> [DATA BLOCK]:

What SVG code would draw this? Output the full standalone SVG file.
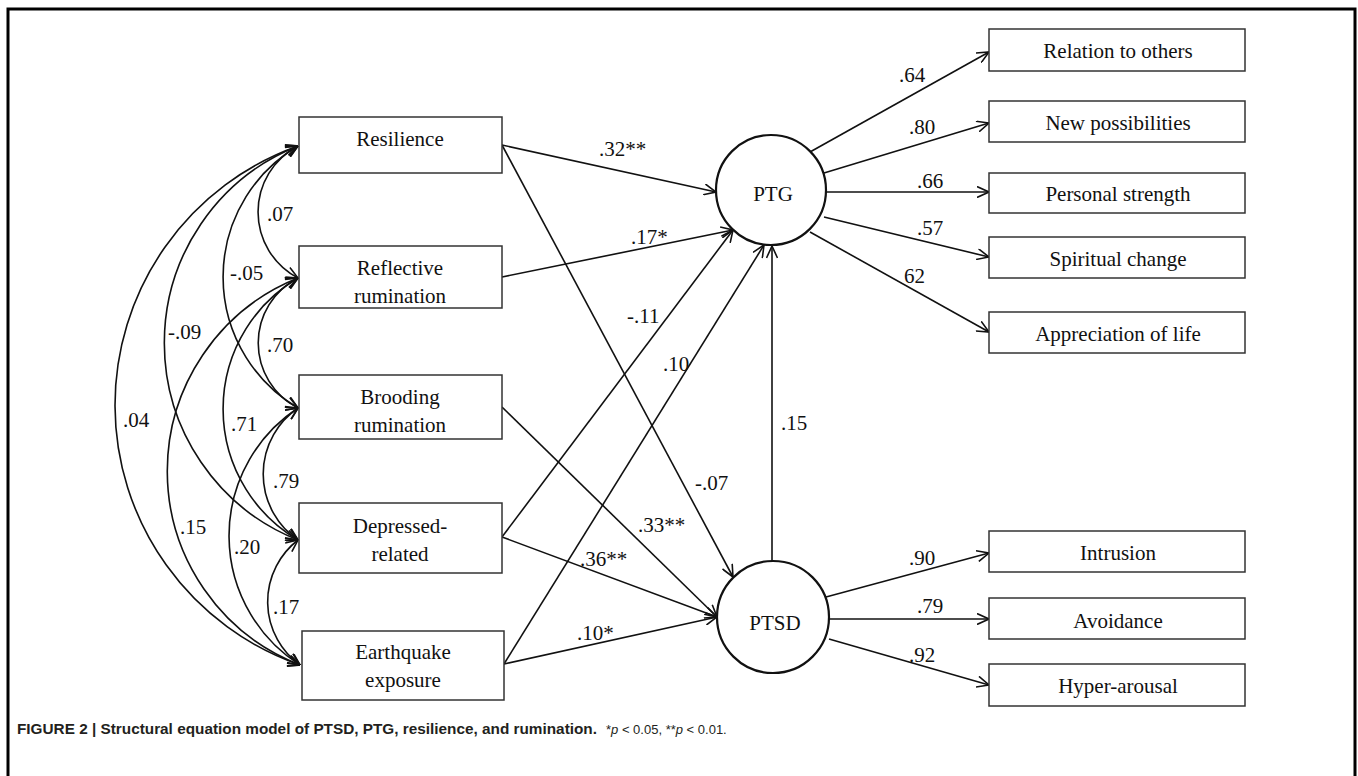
<svg xmlns="http://www.w3.org/2000/svg" width="1358" height="776" viewBox="0 0 1358 776">
<style>
.box{fill:#fff;stroke:#333;stroke-width:1.5}
.lat{fill:#fff;stroke:#111;stroke-width:2.2}
.t{font-family:'Liberation Serif','DejaVu Serif','Noto Serif',serif;font-size:21px;fill:#111;text-anchor:middle}
.l{font-family:'Liberation Serif','DejaVu Serif','Noto Serif',serif;font-size:21px;fill:#111}
.a{fill:none;stroke:#111;stroke-width:1.6;marker-end:url(#ah)}
.d{fill:none;stroke:#111;stroke-width:1.6;marker-start:url(#ah);marker-end:url(#ah)}
.cap{font-family:'Liberation Sans',Arial,sans-serif;fill:#231f20}
</style>
<defs>
<marker id="ah" markerUnits="userSpaceOnUse" viewBox="0 0 13 12" refX="12.5" refY="6" markerWidth="13" markerHeight="12" orient="auto-start-reverse">
<path d="M0.5,0.5 L12.5,6 L0.5,11.5" fill="none" stroke="#111" stroke-width="1.6"/>
</marker>
</defs>
<rect width="1358" height="776" fill="#fff"/>
<path d="M8,780 L8,9 L1355,9 L1355,780" fill="none" stroke="#000" stroke-width="3"/>

<g id="connectors">
<path class="d" d="M298,146 A74.5,74.5 0 0 0 298,278"/>
<path class="d" d="M298,146 A152,152 0 0 0 298,408"/>
<path class="d" d="M298,146 A212,212 0 0 0 298,540"/>
<path class="d" d="M298,146 A275,275 0 0 0 300,665"/>
<path class="d" d="M298,278 A73,73 0 0 0 298,408"/>
<path class="d" d="M298,278 A152,152 0 0 0 298,540"/>
<path class="d" d="M298,278 A208,208 0 0 0 300,665"/>
<path class="d" d="M298,408 A80,80 0 0 0 298,540"/>
<path class="d" d="M298,408 A153,153 0 0 0 300,665"/>
<path class="d" d="M298,540 A78,78 0 0 0 300,665"/>

<path class="a" d="M502,145 L716,192"/>
<path class="a" d="M502,145 L733,577"/>
<path class="a" d="M502,277 L733,230"/>
<path class="a" d="M502,407 L717,617"/>
<path class="a" d="M502,537 L733,230"/>
<path class="a" d="M502,537 L717,617"/>
<path class="a" d="M504,664 L764,245"/>
<path class="a" d="M504,664 L717,617"/>
<path class="a" d="M772,561 L772,246"/>

<path class="a" d="M810,152 L989,52"/>
<path class="a" d="M824,173 L989,123"/>
<path class="a" d="M826,192 L989,192"/>
<path class="a" d="M824,217 L989,257"/>
<path class="a" d="M810,232 L989,332"/>

<path class="a" d="M826,597 L989,553"/>
<path class="a" d="M829,619 L989,619"/>
<path class="a" d="M829,639 L989,685"/>
</g>

<g id="labels">
<text class="l" x="267" y="221">.07</text>
<text class="l" x="230" y="280">-.05</text>
<text class="l" x="168" y="339">-.09</text>
<text class="l" x="267" y="352">.70</text>
<text class="l" x="123" y="427">.04</text>
<text class="l" x="231" y="431">.71</text>
<text class="l" x="273" y="488">.79</text>
<text class="l" x="180" y="534">.15</text>
<text class="l" x="234" y="554">.20</text>
<text class="l" x="273" y="614">.17</text>

<text class="l" x="599" y="156">.32**</text>
<text class="l" x="631" y="244">.17*</text>
<text class="l" x="627" y="323">-.11</text>
<text class="l" x="663" y="371">.10</text>
<text class="l" x="781" y="430">.15</text>
<text class="l" x="695" y="490">-.07</text>
<text class="l" x="638" y="532">.33**</text>
<text class="l" x="580" y="566">.36**</text>
<text class="l" x="577" y="640">.10*</text>

<text class="l" x="899" y="82">.64</text>
<text class="l" x="909" y="134">.80</text>
<text class="l" x="917" y="188">.66</text>
<text class="l" x="917" y="235">.57</text>
<text class="l" x="904" y="283">62</text>
<text class="l" x="909" y="565">.90</text>
<text class="l" x="917" y="613">.79</text>
<text class="l" x="909" y="662">.92</text>
</g>

<g id="resilience"><rect class="box" x="299" y="117" width="203" height="56"/><text class="t" x="400" y="146">Resilience</text></g>
<g id="reflective"><rect class="box" x="299" y="246" width="203" height="62"/><text class="t" x="400" y="275">Reflective</text><text class="t" x="400" y="303">rumination</text></g>
<g id="brooding"><rect class="box" x="299" y="375" width="203" height="64"/><text class="t" x="400" y="404">Brooding</text><text class="t" x="400" y="432">rumination</text></g>
<g id="depressed"><rect class="box" x="299" y="503" width="203" height="70"/><text class="t" x="400" y="533">Depressed-</text><text class="t" x="400" y="561">related</text></g>
<g id="earthquake"><rect class="box" x="302" y="631" width="202" height="69"/><text class="t" x="403" y="659">Earthquake</text><text class="t" x="403" y="687">exposure</text></g>

<g id="ptg"><circle class="lat" cx="771" cy="190" r="55"/><text class="t" x="773" y="201">PTG</text></g>
<g id="ptsd"><circle class="lat" cx="773" cy="617" r="56"/><text class="t" x="775" y="630">PTSD</text></g>

<g id="relation"><rect class="box" x="989" y="29" width="256" height="42"/><text class="t" x="1118" y="58">Relation  to others</text></g>
<g id="newposs"><rect class="box" x="989" y="101" width="256" height="41"/><text class="t" x="1118" y="130">New possibilities</text></g>
<g id="personal"><rect class="box" x="989" y="173" width="256" height="40"/><text class="t" x="1118" y="201">Personal  strength</text></g>
<g id="spiritual"><rect class="box" x="989" y="237" width="256" height="41"/><text class="t" x="1118" y="266">Spiritual  change</text></g>
<g id="appreciation"><rect class="box" x="989" y="312" width="256" height="41"/><text class="t" x="1118" y="341">Appreciation  of life</text></g>
<g id="intrusion"><rect class="box" x="989" y="531" width="256" height="41"/><text class="t" x="1118" y="560">Intrusion</text></g>
<g id="avoidance"><rect class="box" x="989" y="598" width="256" height="41"/><text class="t" x="1118" y="628">Avoidance</text></g>
<g id="hyper"><rect class="box" x="989" y="664" width="256" height="42"/><text class="t" x="1118" y="693">Hyper-arousal</text></g>

<g id="caption">
<text class="cap" x="17" y="734" style="font-size:15px;font-weight:bold" textLength="580" lengthAdjust="spacingAndGlyphs">FIGURE 2 | Structural equation model of PTSD, PTG, resilience, and rumination.</text>
<text class="cap" x="606" y="734" style="font-size:13px">*<tspan style="font-style:italic">p</tspan> &lt; 0.05, **<tspan style="font-style:italic">p</tspan> &lt; 0.01.</text>
</g>
</svg>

> [REQUIRED TASK]: Write out the data precisely as given, excluding the pictures.

> [WRITTEN RESPONSE]:
What SVG code would draw this? Output the full standalone SVG file.
<svg xmlns="http://www.w3.org/2000/svg" width="1358" height="776" viewBox="0 0 1358 776">
<style>
.box{fill:#fff;stroke:#333;stroke-width:1.5}
.lat{fill:#fff;stroke:#111;stroke-width:2.2}
.t{font-family:'Liberation Serif','DejaVu Serif','Noto Serif',serif;font-size:21px;fill:#111;text-anchor:middle}
.l{font-family:'Liberation Serif','DejaVu Serif','Noto Serif',serif;font-size:21px;fill:#111}
.a{fill:none;stroke:#111;stroke-width:1.6;marker-end:url(#ah)}
.d{fill:none;stroke:#111;stroke-width:1.6;marker-start:url(#ah);marker-end:url(#ah)}
.cap{font-family:'Liberation Sans',Arial,sans-serif;fill:#231f20}
</style>
<defs>
<marker id="ah" markerUnits="userSpaceOnUse" viewBox="0 0 13 12" refX="12.5" refY="6" markerWidth="13" markerHeight="12" orient="auto-start-reverse">
<path d="M0.5,0.5 L12.5,6 L0.5,11.5" fill="none" stroke="#111" stroke-width="1.6"/>
</marker>
</defs>
<rect width="1358" height="776" fill="#fff"/>
<path d="M8,780 L8,9 L1355,9 L1355,780" fill="none" stroke="#000" stroke-width="3"/>

<g id="connectors">
<path class="d" d="M298,146 A74.5,74.5 0 0 0 298,278"/>
<path class="d" d="M298,146 A152,152 0 0 0 298,408"/>
<path class="d" d="M298,146 A212,212 0 0 0 298,540"/>
<path class="d" d="M298,146 A275,275 0 0 0 300,665"/>
<path class="d" d="M298,278 A73,73 0 0 0 298,408"/>
<path class="d" d="M298,278 A152,152 0 0 0 298,540"/>
<path class="d" d="M298,278 A208,208 0 0 0 300,665"/>
<path class="d" d="M298,408 A80,80 0 0 0 298,540"/>
<path class="d" d="M298,408 A153,153 0 0 0 300,665"/>
<path class="d" d="M298,540 A78,78 0 0 0 300,665"/>

<path class="a" d="M502,145 L716,192"/>
<path class="a" d="M502,145 L733,577"/>
<path class="a" d="M502,277 L733,230"/>
<path class="a" d="M502,407 L717,617"/>
<path class="a" d="M502,537 L733,230"/>
<path class="a" d="M502,537 L717,617"/>
<path class="a" d="M504,664 L764,245"/>
<path class="a" d="M504,664 L717,617"/>
<path class="a" d="M772,561 L772,246"/>

<path class="a" d="M810,152 L989,52"/>
<path class="a" d="M824,173 L989,123"/>
<path class="a" d="M826,192 L989,192"/>
<path class="a" d="M824,217 L989,257"/>
<path class="a" d="M810,232 L989,332"/>

<path class="a" d="M826,597 L989,553"/>
<path class="a" d="M829,619 L989,619"/>
<path class="a" d="M829,639 L989,685"/>
</g>

<g id="labels">
<text class="l" x="267" y="221">.07</text>
<text class="l" x="230" y="280">-.05</text>
<text class="l" x="168" y="339">-.09</text>
<text class="l" x="267" y="352">.70</text>
<text class="l" x="123" y="427">.04</text>
<text class="l" x="231" y="431">.71</text>
<text class="l" x="273" y="488">.79</text>
<text class="l" x="180" y="534">.15</text>
<text class="l" x="234" y="554">.20</text>
<text class="l" x="273" y="614">.17</text>

<text class="l" x="599" y="156">.32**</text>
<text class="l" x="631" y="244">.17*</text>
<text class="l" x="627" y="323">-.11</text>
<text class="l" x="663" y="371">.10</text>
<text class="l" x="781" y="430">.15</text>
<text class="l" x="695" y="490">-.07</text>
<text class="l" x="638" y="532">.33**</text>
<text class="l" x="580" y="566">.36**</text>
<text class="l" x="577" y="640">.10*</text>

<text class="l" x="899" y="82">.64</text>
<text class="l" x="909" y="134">.80</text>
<text class="l" x="917" y="188">.66</text>
<text class="l" x="917" y="235">.57</text>
<text class="l" x="904" y="283">62</text>
<text class="l" x="909" y="565">.90</text>
<text class="l" x="917" y="613">.79</text>
<text class="l" x="909" y="662">.92</text>
</g>

<g id="resilience"><rect class="box" x="299" y="117" width="203" height="56"/><text class="t" x="400" y="146">Resilience</text></g>
<g id="reflective"><rect class="box" x="299" y="246" width="203" height="62"/><text class="t" x="400" y="275">Reflective</text><text class="t" x="400" y="303">rumination</text></g>
<g id="brooding"><rect class="box" x="299" y="375" width="203" height="64"/><text class="t" x="400" y="404">Brooding</text><text class="t" x="400" y="432">rumination</text></g>
<g id="depressed"><rect class="box" x="299" y="503" width="203" height="70"/><text class="t" x="400" y="533">Depressed-</text><text class="t" x="400" y="561">related</text></g>
<g id="earthquake"><rect class="box" x="302" y="631" width="202" height="69"/><text class="t" x="403" y="659">Earthquake</text><text class="t" x="403" y="687">exposure</text></g>

<g id="ptg"><circle class="lat" cx="771" cy="190" r="55"/><text class="t" x="773" y="201">PTG</text></g>
<g id="ptsd"><circle class="lat" cx="773" cy="617" r="56"/><text class="t" x="775" y="630">PTSD</text></g>

<g id="relation"><rect class="box" x="989" y="29" width="256" height="42"/><text class="t" x="1118" y="58">Relation  to others</text></g>
<g id="newposs"><rect class="box" x="989" y="101" width="256" height="41"/><text class="t" x="1118" y="130">New possibilities</text></g>
<g id="personal"><rect class="box" x="989" y="173" width="256" height="40"/><text class="t" x="1118" y="201">Personal  strength</text></g>
<g id="spiritual"><rect class="box" x="989" y="237" width="256" height="41"/><text class="t" x="1118" y="266">Spiritual  change</text></g>
<g id="appreciation"><rect class="box" x="989" y="312" width="256" height="41"/><text class="t" x="1118" y="341">Appreciation  of life</text></g>
<g id="intrusion"><rect class="box" x="989" y="531" width="256" height="41"/><text class="t" x="1118" y="560">Intrusion</text></g>
<g id="avoidance"><rect class="box" x="989" y="598" width="256" height="41"/><text class="t" x="1118" y="628">Avoidance</text></g>
<g id="hyper"><rect class="box" x="989" y="664" width="256" height="42"/><text class="t" x="1118" y="693">Hyper-arousal</text></g>

<g id="caption">
<text class="cap" x="17" y="734" style="font-size:15px;font-weight:bold" textLength="580" lengthAdjust="spacingAndGlyphs">FIGURE 2 | Structural equation model of PTSD, PTG, resilience, and rumination.</text>
<text class="cap" x="606" y="734" style="font-size:13px">*<tspan style="font-style:italic">p</tspan> &lt; 0.05, **<tspan style="font-style:italic">p</tspan> &lt; 0.01.</text>
</g>
</svg>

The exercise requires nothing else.